The Carlo’s name comes from the Carl Gustav m/45 submachine gun, a post-World War II Swedish design. However, beyond a “passing visual similarity” there is little to connect the two weapons, as the Carlo is actually based on designs from anarchist manuals from the United States from the 1970s and 1980s.

“Today, designs are widely available on the internet, and are often shared among non-state actors along ideological lines,” N.R. Jenzen-Jones, director of Armament Research Services (ARES), a specialized technical intelligence consultancy, told The Times of Israel last year.

An illegal weapons manufacturing workshop discovered by security forces in the Palestinian West Bank town of Abu Dis, April 27, 2017. (IDF spokesperson)
An illegal weapons manufacturing workshop discovered by security forces in the Palestinian West Bank town of Abu Dis, April 27, 2017. (IDF spokesperson)

Carlos can be made with common materials and tools, like those found in almost any machine shop. They can be made to accept almost any kind of bullet.
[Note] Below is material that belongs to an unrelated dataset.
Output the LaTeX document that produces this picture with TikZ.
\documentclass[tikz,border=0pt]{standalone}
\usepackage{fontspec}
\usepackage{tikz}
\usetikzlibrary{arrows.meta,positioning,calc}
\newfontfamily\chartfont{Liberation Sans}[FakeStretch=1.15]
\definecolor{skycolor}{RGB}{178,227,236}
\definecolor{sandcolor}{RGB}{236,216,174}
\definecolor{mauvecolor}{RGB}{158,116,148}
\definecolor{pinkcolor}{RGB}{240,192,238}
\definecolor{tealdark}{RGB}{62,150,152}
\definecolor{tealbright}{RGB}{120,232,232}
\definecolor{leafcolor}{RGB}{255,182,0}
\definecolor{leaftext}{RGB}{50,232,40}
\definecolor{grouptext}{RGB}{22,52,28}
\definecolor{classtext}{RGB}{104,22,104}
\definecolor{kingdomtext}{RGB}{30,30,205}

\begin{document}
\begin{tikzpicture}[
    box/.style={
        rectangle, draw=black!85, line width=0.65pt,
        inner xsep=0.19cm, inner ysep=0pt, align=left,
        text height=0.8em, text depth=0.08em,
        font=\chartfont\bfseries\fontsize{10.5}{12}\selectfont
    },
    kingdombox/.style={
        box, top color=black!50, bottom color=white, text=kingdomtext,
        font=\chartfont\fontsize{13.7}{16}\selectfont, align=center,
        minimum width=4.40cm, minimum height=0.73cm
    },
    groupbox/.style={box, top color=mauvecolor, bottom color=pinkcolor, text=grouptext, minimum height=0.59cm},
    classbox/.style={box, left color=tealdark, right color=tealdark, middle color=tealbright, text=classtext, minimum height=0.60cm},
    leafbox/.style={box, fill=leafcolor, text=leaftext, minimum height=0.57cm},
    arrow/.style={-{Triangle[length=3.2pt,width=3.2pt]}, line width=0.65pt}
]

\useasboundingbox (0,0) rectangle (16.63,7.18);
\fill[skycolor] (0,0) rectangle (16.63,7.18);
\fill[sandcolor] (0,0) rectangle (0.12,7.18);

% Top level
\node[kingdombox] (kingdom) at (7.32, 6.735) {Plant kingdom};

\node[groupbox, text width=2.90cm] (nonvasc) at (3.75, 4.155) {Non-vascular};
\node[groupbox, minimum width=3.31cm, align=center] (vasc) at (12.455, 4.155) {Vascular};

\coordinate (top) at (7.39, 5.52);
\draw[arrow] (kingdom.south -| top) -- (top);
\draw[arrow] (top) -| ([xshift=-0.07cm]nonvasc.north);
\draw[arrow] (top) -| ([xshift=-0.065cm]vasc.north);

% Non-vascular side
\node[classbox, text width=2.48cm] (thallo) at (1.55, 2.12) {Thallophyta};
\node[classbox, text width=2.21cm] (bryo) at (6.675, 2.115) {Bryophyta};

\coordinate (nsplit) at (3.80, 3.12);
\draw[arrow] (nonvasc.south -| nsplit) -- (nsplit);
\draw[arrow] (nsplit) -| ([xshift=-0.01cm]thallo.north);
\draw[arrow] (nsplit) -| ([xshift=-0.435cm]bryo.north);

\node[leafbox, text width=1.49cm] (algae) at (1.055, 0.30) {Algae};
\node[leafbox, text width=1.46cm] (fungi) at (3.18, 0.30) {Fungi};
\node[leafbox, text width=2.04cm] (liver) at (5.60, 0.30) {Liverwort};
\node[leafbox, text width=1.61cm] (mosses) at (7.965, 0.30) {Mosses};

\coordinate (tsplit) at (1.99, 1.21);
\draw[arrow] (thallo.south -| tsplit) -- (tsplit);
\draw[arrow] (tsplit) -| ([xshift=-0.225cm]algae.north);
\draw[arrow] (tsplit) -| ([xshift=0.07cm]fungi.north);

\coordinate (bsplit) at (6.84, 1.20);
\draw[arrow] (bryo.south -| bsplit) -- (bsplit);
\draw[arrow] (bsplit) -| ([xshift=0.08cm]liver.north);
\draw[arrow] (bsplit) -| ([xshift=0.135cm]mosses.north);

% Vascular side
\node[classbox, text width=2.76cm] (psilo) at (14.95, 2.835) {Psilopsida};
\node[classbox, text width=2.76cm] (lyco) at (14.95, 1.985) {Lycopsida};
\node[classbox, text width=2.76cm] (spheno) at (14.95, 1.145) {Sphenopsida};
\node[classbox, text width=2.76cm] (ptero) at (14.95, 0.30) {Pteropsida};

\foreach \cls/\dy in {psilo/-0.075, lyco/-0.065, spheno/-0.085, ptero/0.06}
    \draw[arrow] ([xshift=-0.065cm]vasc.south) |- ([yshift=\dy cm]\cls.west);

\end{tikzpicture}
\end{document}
But the gun’s simplicity comes with a cost: Carlos are notoriously inaccurate and prone to jam.

For most owners of Carlos, this is not much of an issue. The gun is not meant to be used for hunting, where its inaccuracy would be a significant problem or in operational situations where a malfunction could be catastrophic. These kinds of guns are instead used for things like home protection, petty crime and celebratory gunfire at weddings.

The problem is when these guns end up in the hands of those who want to carry out terror attacks, as they increasingly have in the past two years, the officer said.

“We didn’t deal with the problem systemically. Yeah, a gun from a wedding is threatening in a certain sense, but now we’re seeing more and more assailants who… are taking guns that were in their house for different reasons and using them for terror attacks,” the officer said.